**Work required:**
Every line with the word "this" in it should be extracted from the data that follows.

**Data section:**
^^^^

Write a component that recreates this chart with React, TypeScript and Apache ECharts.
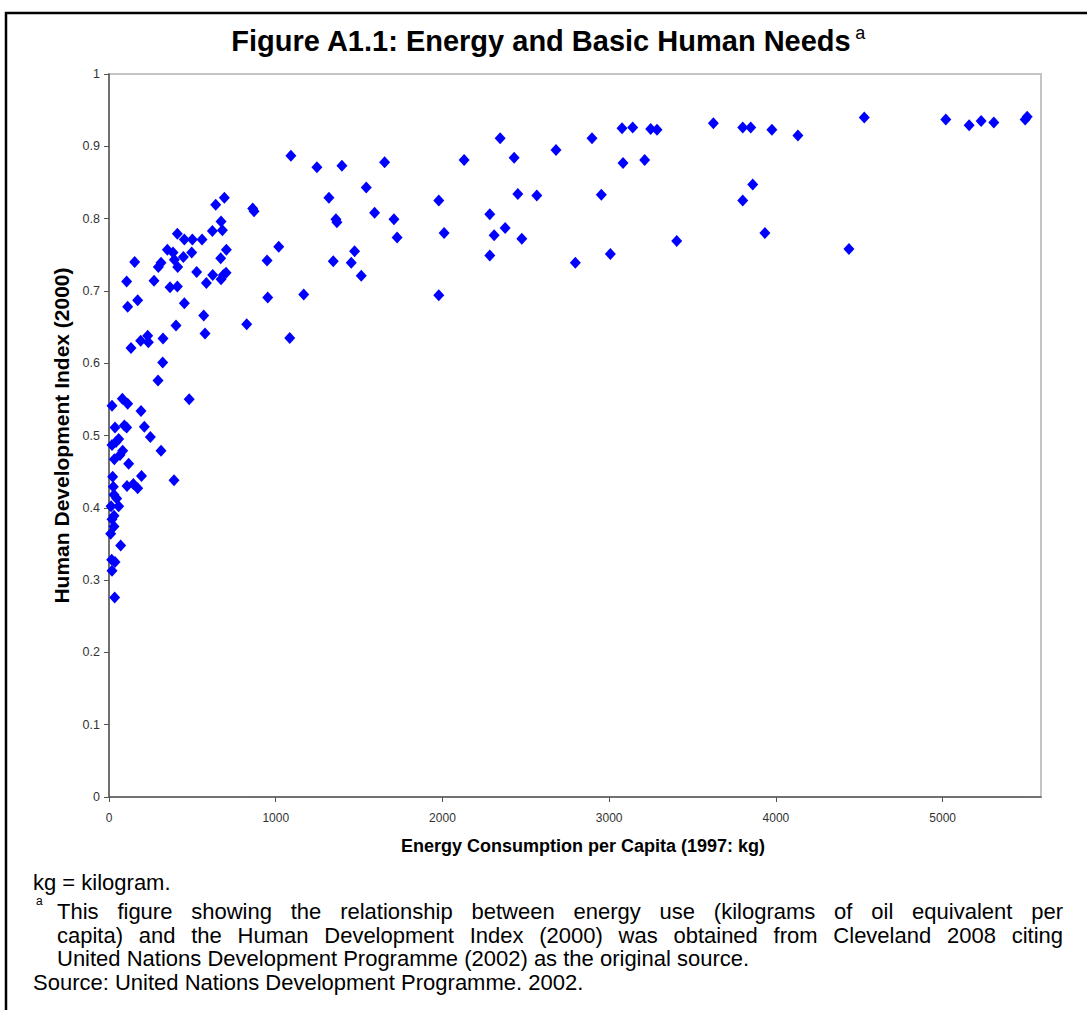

^^^^

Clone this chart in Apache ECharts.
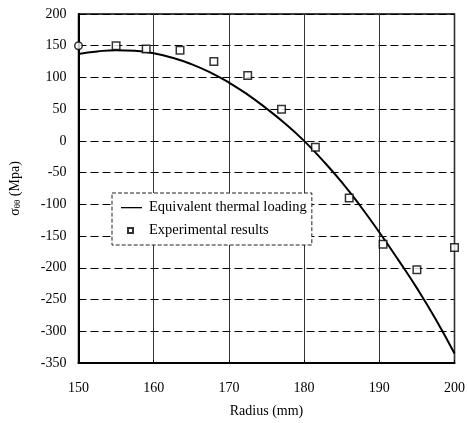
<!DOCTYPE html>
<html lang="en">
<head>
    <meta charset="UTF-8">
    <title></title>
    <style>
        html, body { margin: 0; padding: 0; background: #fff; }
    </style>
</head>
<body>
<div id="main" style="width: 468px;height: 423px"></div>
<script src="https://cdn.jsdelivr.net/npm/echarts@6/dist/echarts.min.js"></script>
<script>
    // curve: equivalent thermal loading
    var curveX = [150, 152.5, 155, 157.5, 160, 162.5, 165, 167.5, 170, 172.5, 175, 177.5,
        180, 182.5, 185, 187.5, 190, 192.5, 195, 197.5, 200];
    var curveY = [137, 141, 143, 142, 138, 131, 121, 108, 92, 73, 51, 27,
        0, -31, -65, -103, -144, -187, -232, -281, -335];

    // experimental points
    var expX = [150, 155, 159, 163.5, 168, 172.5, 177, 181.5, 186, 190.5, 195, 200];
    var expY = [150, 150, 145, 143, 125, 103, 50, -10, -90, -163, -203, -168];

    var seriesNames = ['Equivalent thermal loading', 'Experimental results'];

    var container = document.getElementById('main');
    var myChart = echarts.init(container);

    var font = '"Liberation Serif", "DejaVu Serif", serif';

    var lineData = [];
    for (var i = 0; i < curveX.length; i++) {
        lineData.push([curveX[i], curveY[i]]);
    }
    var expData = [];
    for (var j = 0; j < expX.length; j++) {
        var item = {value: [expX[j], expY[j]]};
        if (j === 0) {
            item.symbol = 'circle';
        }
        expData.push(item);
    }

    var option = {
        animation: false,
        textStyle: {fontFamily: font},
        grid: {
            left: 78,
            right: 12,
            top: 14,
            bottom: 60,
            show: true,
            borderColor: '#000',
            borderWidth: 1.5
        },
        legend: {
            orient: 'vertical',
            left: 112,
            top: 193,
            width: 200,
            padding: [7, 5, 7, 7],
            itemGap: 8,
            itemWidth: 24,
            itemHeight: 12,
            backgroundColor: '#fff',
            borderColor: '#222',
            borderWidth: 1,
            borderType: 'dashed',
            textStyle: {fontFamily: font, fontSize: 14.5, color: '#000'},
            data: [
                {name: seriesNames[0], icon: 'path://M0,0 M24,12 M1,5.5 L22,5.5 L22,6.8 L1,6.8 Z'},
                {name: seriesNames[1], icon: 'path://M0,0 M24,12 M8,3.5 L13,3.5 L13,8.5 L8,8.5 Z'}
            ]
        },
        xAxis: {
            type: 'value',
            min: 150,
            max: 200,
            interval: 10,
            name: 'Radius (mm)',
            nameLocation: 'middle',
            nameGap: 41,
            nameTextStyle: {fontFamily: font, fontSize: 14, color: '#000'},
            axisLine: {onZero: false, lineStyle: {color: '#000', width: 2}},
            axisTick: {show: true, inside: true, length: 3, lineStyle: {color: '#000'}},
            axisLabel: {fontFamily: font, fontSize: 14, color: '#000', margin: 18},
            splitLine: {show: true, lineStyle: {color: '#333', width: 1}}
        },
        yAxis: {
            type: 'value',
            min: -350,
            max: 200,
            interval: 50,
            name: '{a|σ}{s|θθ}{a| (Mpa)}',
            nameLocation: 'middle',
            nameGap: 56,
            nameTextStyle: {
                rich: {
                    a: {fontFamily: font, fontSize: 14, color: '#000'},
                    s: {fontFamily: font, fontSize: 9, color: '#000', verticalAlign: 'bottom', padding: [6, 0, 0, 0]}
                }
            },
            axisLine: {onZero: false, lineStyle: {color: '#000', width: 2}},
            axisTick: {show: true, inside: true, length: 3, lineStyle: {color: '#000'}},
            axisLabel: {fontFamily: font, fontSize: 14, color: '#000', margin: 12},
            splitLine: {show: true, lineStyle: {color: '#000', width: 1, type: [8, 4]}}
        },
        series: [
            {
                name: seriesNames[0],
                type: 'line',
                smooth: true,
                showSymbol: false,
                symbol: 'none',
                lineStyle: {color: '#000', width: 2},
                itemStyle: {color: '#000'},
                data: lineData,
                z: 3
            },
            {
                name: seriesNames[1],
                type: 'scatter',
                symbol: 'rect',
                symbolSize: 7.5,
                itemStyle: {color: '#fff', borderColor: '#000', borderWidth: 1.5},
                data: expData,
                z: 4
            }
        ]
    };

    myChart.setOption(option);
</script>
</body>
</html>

^^^^

**Task response:**
Write a component that recreates this chart with React, TypeScript and Apache ECharts.
Clone this chart in Apache ECharts.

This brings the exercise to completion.